Data lines:
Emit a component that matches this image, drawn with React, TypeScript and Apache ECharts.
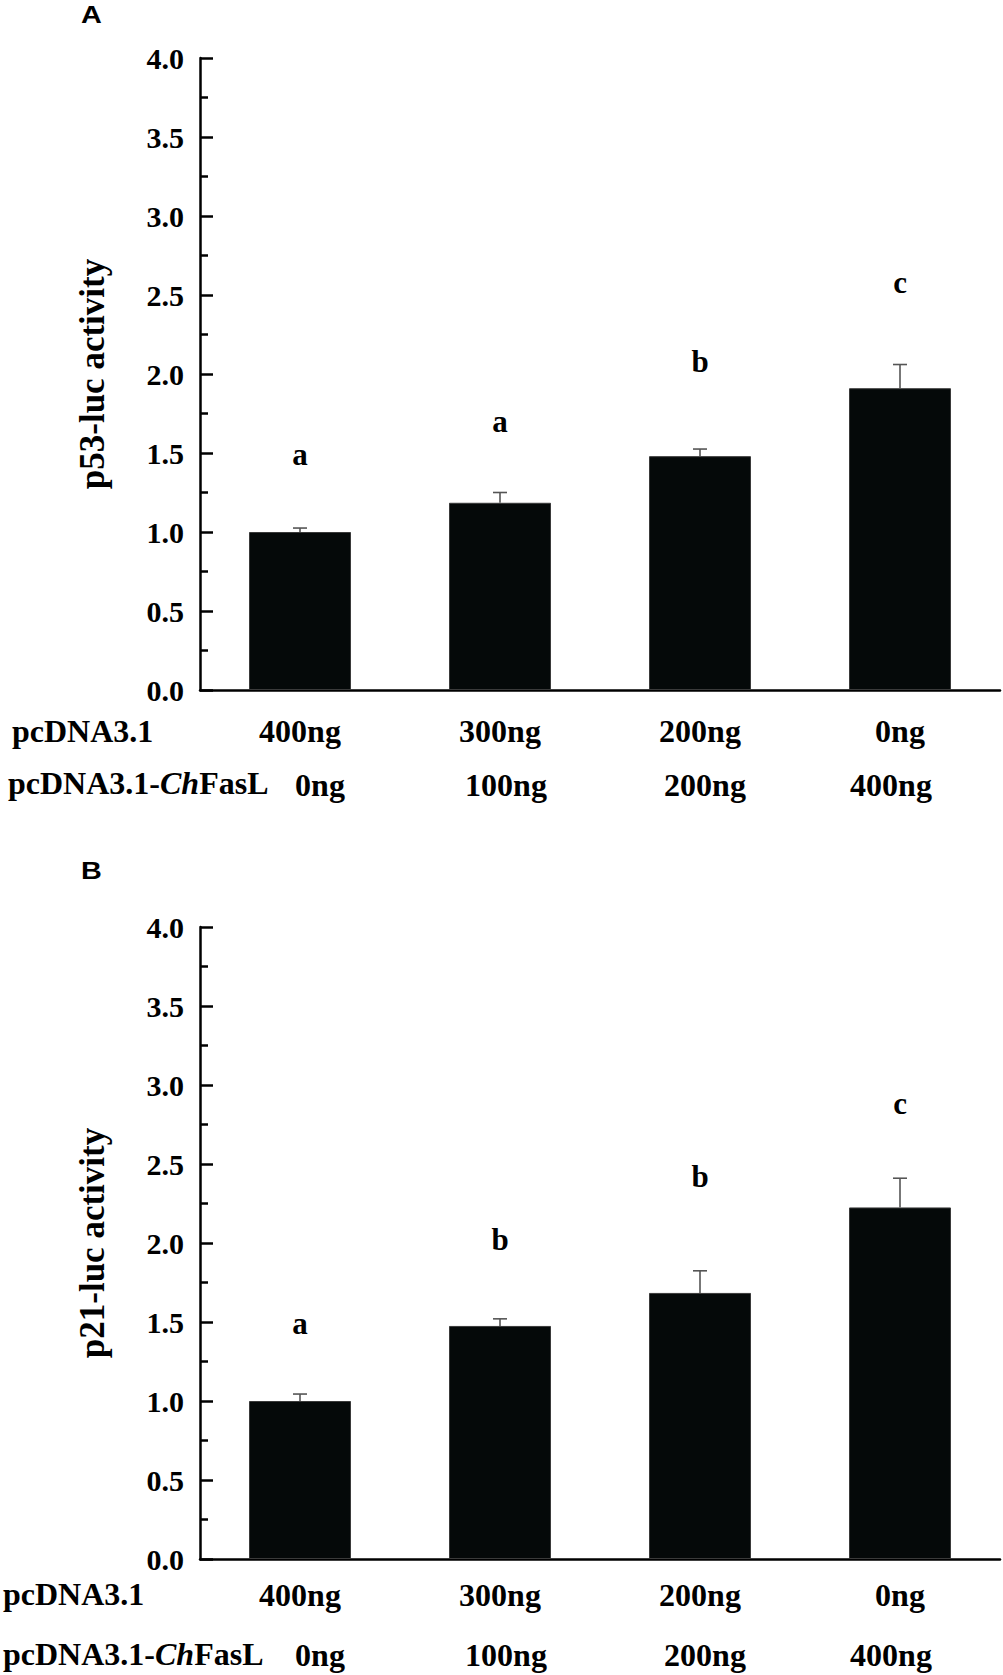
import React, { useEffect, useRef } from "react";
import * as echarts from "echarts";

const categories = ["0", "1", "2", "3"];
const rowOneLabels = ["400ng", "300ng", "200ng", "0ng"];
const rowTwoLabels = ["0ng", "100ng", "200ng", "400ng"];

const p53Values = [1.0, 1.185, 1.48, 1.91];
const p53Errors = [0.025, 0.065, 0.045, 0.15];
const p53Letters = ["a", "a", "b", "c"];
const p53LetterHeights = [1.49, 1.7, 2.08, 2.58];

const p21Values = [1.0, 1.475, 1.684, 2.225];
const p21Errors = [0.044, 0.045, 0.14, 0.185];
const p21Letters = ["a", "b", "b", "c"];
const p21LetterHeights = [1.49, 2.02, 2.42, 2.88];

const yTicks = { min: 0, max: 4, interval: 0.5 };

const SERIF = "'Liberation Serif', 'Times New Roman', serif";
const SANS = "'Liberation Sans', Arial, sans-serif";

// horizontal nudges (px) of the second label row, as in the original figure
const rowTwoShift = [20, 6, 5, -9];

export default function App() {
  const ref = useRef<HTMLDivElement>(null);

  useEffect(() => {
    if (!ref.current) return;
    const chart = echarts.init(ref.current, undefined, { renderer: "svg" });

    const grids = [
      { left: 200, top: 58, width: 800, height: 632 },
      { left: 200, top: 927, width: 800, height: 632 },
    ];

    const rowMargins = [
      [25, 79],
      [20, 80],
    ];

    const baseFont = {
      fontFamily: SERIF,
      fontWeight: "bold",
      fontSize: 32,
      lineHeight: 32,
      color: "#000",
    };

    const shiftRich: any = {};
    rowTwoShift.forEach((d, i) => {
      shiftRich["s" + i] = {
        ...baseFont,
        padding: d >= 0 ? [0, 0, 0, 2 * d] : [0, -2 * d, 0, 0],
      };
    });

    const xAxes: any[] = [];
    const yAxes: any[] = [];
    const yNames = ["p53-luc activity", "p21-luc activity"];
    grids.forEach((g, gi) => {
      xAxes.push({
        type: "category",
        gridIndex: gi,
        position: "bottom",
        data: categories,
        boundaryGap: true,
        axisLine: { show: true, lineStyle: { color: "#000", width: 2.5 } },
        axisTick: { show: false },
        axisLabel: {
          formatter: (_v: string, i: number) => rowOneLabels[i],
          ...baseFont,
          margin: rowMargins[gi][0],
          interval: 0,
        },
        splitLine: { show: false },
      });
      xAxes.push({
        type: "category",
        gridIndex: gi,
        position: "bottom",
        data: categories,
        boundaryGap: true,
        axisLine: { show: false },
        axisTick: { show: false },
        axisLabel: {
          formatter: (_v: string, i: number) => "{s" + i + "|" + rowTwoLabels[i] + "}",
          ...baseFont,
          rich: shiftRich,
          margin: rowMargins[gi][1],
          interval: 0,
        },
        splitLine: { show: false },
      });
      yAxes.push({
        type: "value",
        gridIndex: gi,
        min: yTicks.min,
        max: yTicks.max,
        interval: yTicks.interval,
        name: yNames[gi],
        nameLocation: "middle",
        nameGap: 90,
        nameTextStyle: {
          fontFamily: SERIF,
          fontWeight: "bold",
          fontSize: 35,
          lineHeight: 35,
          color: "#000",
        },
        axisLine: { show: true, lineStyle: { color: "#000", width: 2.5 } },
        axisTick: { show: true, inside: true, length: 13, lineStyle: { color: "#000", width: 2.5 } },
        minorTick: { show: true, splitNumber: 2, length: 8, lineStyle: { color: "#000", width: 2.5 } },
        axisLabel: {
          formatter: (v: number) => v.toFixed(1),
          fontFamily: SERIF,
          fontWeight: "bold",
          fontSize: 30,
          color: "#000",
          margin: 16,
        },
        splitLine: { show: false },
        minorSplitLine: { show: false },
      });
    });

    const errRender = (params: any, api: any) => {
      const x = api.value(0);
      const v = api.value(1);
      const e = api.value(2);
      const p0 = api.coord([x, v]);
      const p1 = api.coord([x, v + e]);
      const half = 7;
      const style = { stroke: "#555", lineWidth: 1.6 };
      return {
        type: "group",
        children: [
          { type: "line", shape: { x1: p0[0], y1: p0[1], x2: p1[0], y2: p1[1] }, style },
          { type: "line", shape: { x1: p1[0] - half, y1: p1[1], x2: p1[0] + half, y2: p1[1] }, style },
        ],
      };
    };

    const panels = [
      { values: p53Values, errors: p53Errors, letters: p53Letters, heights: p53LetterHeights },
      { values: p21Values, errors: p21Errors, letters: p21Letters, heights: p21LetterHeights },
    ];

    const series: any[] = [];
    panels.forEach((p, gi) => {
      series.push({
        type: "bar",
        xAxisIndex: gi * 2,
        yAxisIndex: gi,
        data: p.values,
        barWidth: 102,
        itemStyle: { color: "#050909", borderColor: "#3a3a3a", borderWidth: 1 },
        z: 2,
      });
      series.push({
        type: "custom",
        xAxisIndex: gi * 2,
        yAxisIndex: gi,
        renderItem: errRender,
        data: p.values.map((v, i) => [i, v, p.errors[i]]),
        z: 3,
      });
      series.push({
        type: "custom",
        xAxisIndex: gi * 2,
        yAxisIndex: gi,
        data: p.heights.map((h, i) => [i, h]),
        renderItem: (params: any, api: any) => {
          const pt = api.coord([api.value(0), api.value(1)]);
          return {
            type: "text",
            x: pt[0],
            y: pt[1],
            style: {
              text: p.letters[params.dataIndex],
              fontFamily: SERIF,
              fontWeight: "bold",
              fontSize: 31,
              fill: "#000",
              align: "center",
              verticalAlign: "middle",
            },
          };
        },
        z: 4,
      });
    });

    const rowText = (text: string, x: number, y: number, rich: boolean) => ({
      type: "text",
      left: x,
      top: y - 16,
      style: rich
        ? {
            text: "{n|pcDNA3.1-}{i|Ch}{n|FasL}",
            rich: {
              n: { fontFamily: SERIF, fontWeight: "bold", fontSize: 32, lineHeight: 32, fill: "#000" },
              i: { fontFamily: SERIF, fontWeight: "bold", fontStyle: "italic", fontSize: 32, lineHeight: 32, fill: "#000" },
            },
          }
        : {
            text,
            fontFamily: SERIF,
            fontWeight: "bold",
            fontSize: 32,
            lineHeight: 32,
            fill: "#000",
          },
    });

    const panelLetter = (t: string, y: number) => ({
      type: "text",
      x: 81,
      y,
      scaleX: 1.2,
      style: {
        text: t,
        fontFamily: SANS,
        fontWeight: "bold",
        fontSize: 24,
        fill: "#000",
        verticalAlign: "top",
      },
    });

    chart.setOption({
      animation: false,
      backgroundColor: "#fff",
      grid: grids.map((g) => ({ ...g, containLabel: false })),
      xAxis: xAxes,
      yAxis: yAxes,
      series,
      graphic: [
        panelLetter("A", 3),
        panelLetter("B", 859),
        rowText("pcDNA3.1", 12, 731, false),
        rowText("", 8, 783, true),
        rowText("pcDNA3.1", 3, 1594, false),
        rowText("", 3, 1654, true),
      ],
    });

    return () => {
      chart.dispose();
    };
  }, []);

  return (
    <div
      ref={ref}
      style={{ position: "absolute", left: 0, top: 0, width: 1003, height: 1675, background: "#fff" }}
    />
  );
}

Short task: Reproduce each line word for word and drop the pictures.

Answer for the task:
Emit a component that matches this image, drawn with React, TypeScript and Apache ECharts.
import React, { useEffect, useRef } from "react";
import * as echarts from "echarts";

const categories = ["0", "1", "2", "3"];
const rowOneLabels = ["400ng", "300ng", "200ng", "0ng"];
const rowTwoLabels = ["0ng", "100ng", "200ng", "400ng"];

const p53Values = [1.0, 1.185, 1.48, 1.91];
const p53Errors = [0.025, 0.065, 0.045, 0.15];
const p53Letters = ["a", "a", "b", "c"];
const p53LetterHeights = [1.49, 1.7, 2.08, 2.58];

const p21Values = [1.0, 1.475, 1.684, 2.225];
const p21Errors = [0.044, 0.045, 0.14, 0.185];
const p21Letters = ["a", "b", "b", "c"];
const p21LetterHeights = [1.49, 2.02, 2.42, 2.88];

const yTicks = { min: 0, max: 4, interval: 0.5 };

const SERIF = "'Liberation Serif', 'Times New Roman', serif";
const SANS = "'Liberation Sans', Arial, sans-serif";

// horizontal nudges (px) of the second label row, as in the original figure
const rowTwoShift = [20, 6, 5, -9];

export default function App() {
  const ref = useRef<HTMLDivElement>(null);

  useEffect(() => {
    if (!ref.current) return;
    const chart = echarts.init(ref.current, undefined, { renderer: "svg" });

    const grids = [
      { left: 200, top: 58, width: 800, height: 632 },
      { left: 200, top: 927, width: 800, height: 632 },
    ];

    const rowMargins = [
      [25, 79],
      [20, 80],
    ];

    const baseFont = {
      fontFamily: SERIF,
      fontWeight: "bold",
      fontSize: 32,
      lineHeight: 32,
      color: "#000",
    };

    const shiftRich: any = {};
    rowTwoShift.forEach((d, i) => {
      shiftRich["s" + i] = {
        ...baseFont,
        padding: d >= 0 ? [0, 0, 0, 2 * d] : [0, -2 * d, 0, 0],
      };
    });

    const xAxes: any[] = [];
    const yAxes: any[] = [];
    const yNames = ["p53-luc activity", "p21-luc activity"];
    grids.forEach((g, gi) => {
      xAxes.push({
        type: "category",
        gridIndex: gi,
        position: "bottom",
        data: categories,
        boundaryGap: true,
        axisLine: { show: true, lineStyle: { color: "#000", width: 2.5 } },
        axisTick: { show: false },
        axisLabel: {
          formatter: (_v: string, i: number) => rowOneLabels[i],
          ...baseFont,
          margin: rowMargins[gi][0],
          interval: 0,
        },
        splitLine: { show: false },
      });
      xAxes.push({
        type: "category",
        gridIndex: gi,
        position: "bottom",
        data: categories,
        boundaryGap: true,
        axisLine: { show: false },
        axisTick: { show: false },
        axisLabel: {
          formatter: (_v: string, i: number) => "{s" + i + "|" + rowTwoLabels[i] + "}",
          ...baseFont,
          rich: shiftRich,
          margin: rowMargins[gi][1],
          interval: 0,
        },
        splitLine: { show: false },
      });
      yAxes.push({
        type: "value",
        gridIndex: gi,
        min: yTicks.min,
        max: yTicks.max,
        interval: yTicks.interval,
        name: yNames[gi],
        nameLocation: "middle",
        nameGap: 90,
        nameTextStyle: {
          fontFamily: SERIF,
          fontWeight: "bold",
          fontSize: 35,
          lineHeight: 35,
          color: "#000",
        },
        axisLine: { show: true, lineStyle: { color: "#000", width: 2.5 } },
        axisTick: { show: true, inside: true, length: 13, lineStyle: { color: "#000", width: 2.5 } },
        minorTick: { show: true, splitNumber: 2, length: 8, lineStyle: { color: "#000", width: 2.5 } },
        axisLabel: {
          formatter: (v: number) => v.toFixed(1),
          fontFamily: SERIF,
          fontWeight: "bold",
          fontSize: 30,
          color: "#000",
          margin: 16,
        },
        splitLine: { show: false },
        minorSplitLine: { show: false },
      });
    });

    const errRender = (params: any, api: any) => {
      const x = api.value(0);
      const v = api.value(1);
      const e = api.value(2);
      const p0 = api.coord([x, v]);
      const p1 = api.coord([x, v + e]);
      const half = 7;
      const style = { stroke: "#555", lineWidth: 1.6 };
      return {
        type: "group",
        children: [
          { type: "line", shape: { x1: p0[0], y1: p0[1], x2: p1[0], y2: p1[1] }, style },
          { type: "line", shape: { x1: p1[0] - half, y1: p1[1], x2: p1[0] + half, y2: p1[1] }, style },
        ],
      };
    };

    const panels = [
      { values: p53Values, errors: p53Errors, letters: p53Letters, heights: p53LetterHeights },
      { values: p21Values, errors: p21Errors, letters: p21Letters, heights: p21LetterHeights },
    ];

    const series: any[] = [];
    panels.forEach((p, gi) => {
      series.push({
        type: "bar",
        xAxisIndex: gi * 2,
        yAxisIndex: gi,
        data: p.values,
        barWidth: 102,
        itemStyle: { color: "#050909", borderColor: "#3a3a3a", borderWidth: 1 },
        z: 2,
      });
      series.push({
        type: "custom",
        xAxisIndex: gi * 2,
        yAxisIndex: gi,
        renderItem: errRender,
        data: p.values.map((v, i) => [i, v, p.errors[i]]),
        z: 3,
      });
      series.push({
        type: "custom",
        xAxisIndex: gi * 2,
        yAxisIndex: gi,
        data: p.heights.map((h, i) => [i, h]),
        renderItem: (params: any, api: any) => {
          const pt = api.coord([api.value(0), api.value(1)]);
          return {
            type: "text",
            x: pt[0],
            y: pt[1],
            style: {
              text: p.letters[params.dataIndex],
              fontFamily: SERIF,
              fontWeight: "bold",
              fontSize: 31,
              fill: "#000",
              align: "center",
              verticalAlign: "middle",
            },
          };
        },
        z: 4,
      });
    });

    const rowText = (text: string, x: number, y: number, rich: boolean) => ({
      type: "text",
      left: x,
      top: y - 16,
      style: rich
        ? {
            text: "{n|pcDNA3.1-}{i|Ch}{n|FasL}",
            rich: {
              n: { fontFamily: SERIF, fontWeight: "bold", fontSize: 32, lineHeight: 32, fill: "#000" },
              i: { fontFamily: SERIF, fontWeight: "bold", fontStyle: "italic", fontSize: 32, lineHeight: 32, fill: "#000" },
            },
          }
        : {
            text,
            fontFamily: SERIF,
            fontWeight: "bold",
            fontSize: 32,
            lineHeight: 32,
            fill: "#000",
          },
    });

    const panelLetter = (t: string, y: number) => ({
      type: "text",
      x: 81,
      y,
      scaleX: 1.2,
      style: {
        text: t,
        fontFamily: SANS,
        fontWeight: "bold",
        fontSize: 24,
        fill: "#000",
        verticalAlign: "top",
      },
    });

    chart.setOption({
      animation: false,
      backgroundColor: "#fff",
      grid: grids.map((g) => ({ ...g, containLabel: false })),
      xAxis: xAxes,
      yAxis: yAxes,
      series,
      graphic: [
        panelLetter("A", 3),
        panelLetter("B", 859),
        rowText("pcDNA3.1", 12, 731, false),
        rowText("", 8, 783, true),
        rowText("pcDNA3.1", 3, 1594, false),
        rowText("", 3, 1654, true),
      ],
    });

    return () => {
      chart.dispose();
    };
  }, []);

  return (
    <div
      ref={ref}
      style={{ position: "absolute", left: 0, top: 0, width: 1003, height: 1675, background: "#fff" }}
    />
  );
}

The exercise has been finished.